UU Cipta Kerja Dinilai Jauh dari Prinsip Good Governance

Kurangnya transparansi hingga minimnya ruang partisipasi publik dalam pembuatan UU Cipta Kerja ini. Problem korupsi di sektor birokrasi pelayanan publik yakni ketegasan penegakan hukum, dan korupsi politik adalah penghambat utama bagi proses kemudahan berusaha di Indonesia.

Rofiq Hidayat
Bacaan 4 Menit

Koordinator Indonesia Corruption Watch (ICW) Adnan Topan Husodo juga menilai proses terbitnya UU Cipta Kerja jauh dari semangat dan prinsip tata kelola pemerintahan yang baik mengingat proses pembahasan dan penyusunan UU ini sangat tertutup dan jauh dari partisipasi masyarakat.

Dia mengakui argumentasi pemerintahan Joko Widodo bahwa UU Cipta Kerja memberi kontribusi dalam pencegahan korupsi, khususnya aspek yang berkaitan penyederhaan prosedur perizinan. Sebab, selama ini memang izin mendirikan sebuah usaha berbelit-belit, panjang prosedurnya, banyak praktik pungutan liar (Pungli), dan setoran ilegal.
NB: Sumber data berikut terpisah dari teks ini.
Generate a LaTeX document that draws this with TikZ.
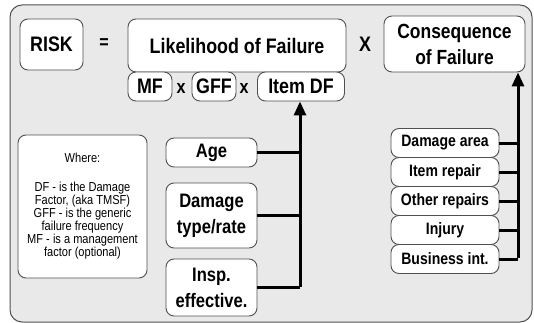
\documentclass[tikz,border=0pt]{standalone}
\usepackage{fontspec}
\setmainfont{Liberation Sans}[FakeStretch=0.85]
\usetikzlibrary{arrows.meta}
\definecolor{bggray}{HTML}{E9E9E9}
\definecolor{edgegray}{HTML}{505050}
\begin{document}
\begin{tikzpicture}[x=1pt,y=-1pt,
  rbox/.style={draw=edgegray, line width=0.9pt, fill=white, rounded corners=8pt, inner sep=0pt, align=center, font=\bfseries},
  big/.style={font=\fontsize{21}{24}\selectfont\bfseries},
  fac/.style={font=\fontsize{21}{24}\selectfont\bfseries},
  mid/.style={font=\fontsize{19.5}{26}\selectfont\bfseries},
  small/.style={font=\fontsize{16.5}{18}\selectfont\bfseries},
  op/.style={inner sep=0pt, font=\fontsize{19}{20}\selectfont\bfseries},
  conn/.style={line width=3pt, black},
  arr/.style={conn, -{Triangle[length=14pt,width=12pt]}}
]
\useasboundingbox (0,0) rectangle (534,323);
\draw[draw=edgegray, line width=1pt, fill=bggray, rounded corners=12pt] (10,5) rectangle (532,322);

% top row
\node[rbox, big, minimum width=218pt, minimum height=53pt] (lof) at (237,45.5) {Likelihood of Failure};
\node[rbox, big, minimum width=63pt, minimum height=51pt] (risk) at (51.5,44.5) {RISK};
\node[op] (eq) at (104,44) {=};
\node[op, font=\fontsize{21}{22}\selectfont\bfseries] (times) at (365,44) {X};
\node[rbox, font=\fontsize{20.5}{26}\selectfont\bfseries, minimum width=141pt, minimum height=56pt] (cof) at (454.5,44) {Consequence\\of Failure};

% factors
\node[rbox, fac, minimum width=44pt, minimum height=29pt] (mf) at (150,86.5) {MF};
\node[op] (x1) at (181,88) {x};
\node[rbox, fac, minimum width=44pt, minimum height=29pt] (gff) at (214,86.5) {GFF};
\node[op] (x2) at (244,88) {x};
\node[rbox, fac, minimum width=87pt, minimum height=29pt] (idf) at (301,86.5) {Item DF};

% left inputs
\node[rbox, mid, minimum width=91pt, minimum height=29pt] (age) at (211.5,152.5) {Age};
\node[rbox, mid, minimum width=91pt, minimum height=65pt] (dmg) at (211.5,215.5) {Damage\\type/rate};
\node[rbox, mid, minimum width=91pt, minimum height=57pt] (insp) at (211.5,287.5) {Insp.\\effective.};

% legend
\node[rbox, font=\fontsize{13}{13}\selectfont, minimum width=129pt, minimum height=143pt] (where) at (82.5,206.5)
  {Where:\\[16pt]DF - is the Damage\\Factor, (aka TMSF)\\GFF - is the generic\\failure frequency\\MF - is a management\\factor (optional)};

% right inputs
\node[rbox, small, minimum width=108pt, minimum height=29pt] (darea) at (445,143) {Damage area};
\node[rbox, small, minimum width=108pt, minimum height=29pt] (irep) at (445,172) {Item repair};
\node[rbox, small, minimum width=108pt, minimum height=29pt] (orep) at (445,201) {Other repairs};
\node[rbox, small, minimum width=108pt, minimum height=29pt] (inj) at (445,230) {Injury};
\node[rbox, small, minimum width=108pt, minimum height=29pt] (bint) at (445,259) {Business int.};

% connectors left
\coordinate (jl) at (300,288);
\draw[conn] (age.east) -- (age.east -| jl);
\draw[conn] (dmg.east) -- (dmg.east -| jl);
\draw[conn] (insp.east) -- (insp.east -| jl);
\draw[arr] ([yshift=1.5pt]jl) -- (jl |- idf.south);

% connectors right
\coordinate (jr) at (518,259);
\draw[conn] (darea.east) -- (darea.east -| jr);
\draw[conn] (irep.east) -- (irep.east -| jr);
\draw[conn] (orep.east) -- (orep.east -| jr);
\draw[conn] (inj.east) -- (inj.east -| jr);
\draw[conn] (bint.east) -- (bint.east -| jr);
\draw[arr] ([yshift=1.5pt]jr) -- (jr |- cof.south);
\end{tikzpicture}
\end{document}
“Dengan mengatur prosedur secara lebih sederhana dapat memangkas praktik pungli di sejumlah titik rawan, bahkan dapat dihilangkan. Satu dari sekian indikator rendahnya skor Ease of Doing Business (EoDB) di Indonesia menyangkut soal birokrasi dan prosedur perizinan berusaha yang panjang dan berbelit,” kata Adnan Topan Husodo dalam keterangannya, Sabtu (17/10/2020).   

Ironisnya, biaya mengurus izin dianggap lebih mahal dibanding negara lain. Bertahun-tahun sudah, skor EoDB Indonesia kalah jauh dari negara tetangga, Singapura dan Malaysia. Hal ini yang menyebabkan arus investasi tidak lancar. Ujungnya, Indonesia tak dilirik sebagai tempat berinvestasi oleh investor global. “Semua aspek di atas tak terbantahkan merupakan masalah tata kelola pemerintahan yang harus diperbaiki, bukan menerbitkan UU Cipta Kerja,” kata dia.

Adnan mengingatkan rapot kinerja pemberantasan korupsi mesti dilihat dari berbagai indikator. Tak hanya indikator perbaikan tata kelola sektor perizinan kemudahan berusaha saja. “Pemberantasan korupsi sebagai sebuah strategi komprehensif tak dapat diperlakukan secara parsial sesuai kehendak pemerintah,” kritiknya.

Tiga penghambat

Ketua Pusat Kajian Anti Korupsi (Pukat) Fakultas Hukum Universitas Gajah Mada, Oce Madril menilai Corruption Perception Index (CPI) atau Indeks Persepsi Korupsi menjadi parameter yang lebih luas, ketimbang menyoroti sektor bisnis semata. Namun, aspek penegakan hukum, perbaikan sektor politik, demokrasi, serta proteksi hak masyarakat, termasuk pers dan masyarakat sipil untuk berpartisipasi dalam melakukan pengawasan.

“Sejumlah data pendukung dalam CPI mengafirmasi bahwa problem korupsi di sektor birokrasi pelayanan publik, ketegasan penegakan hukum, dan korupsi politik adalah penghambat utama bagi proses kemudahan berusaha di Indonesia,” kata Oce Madril.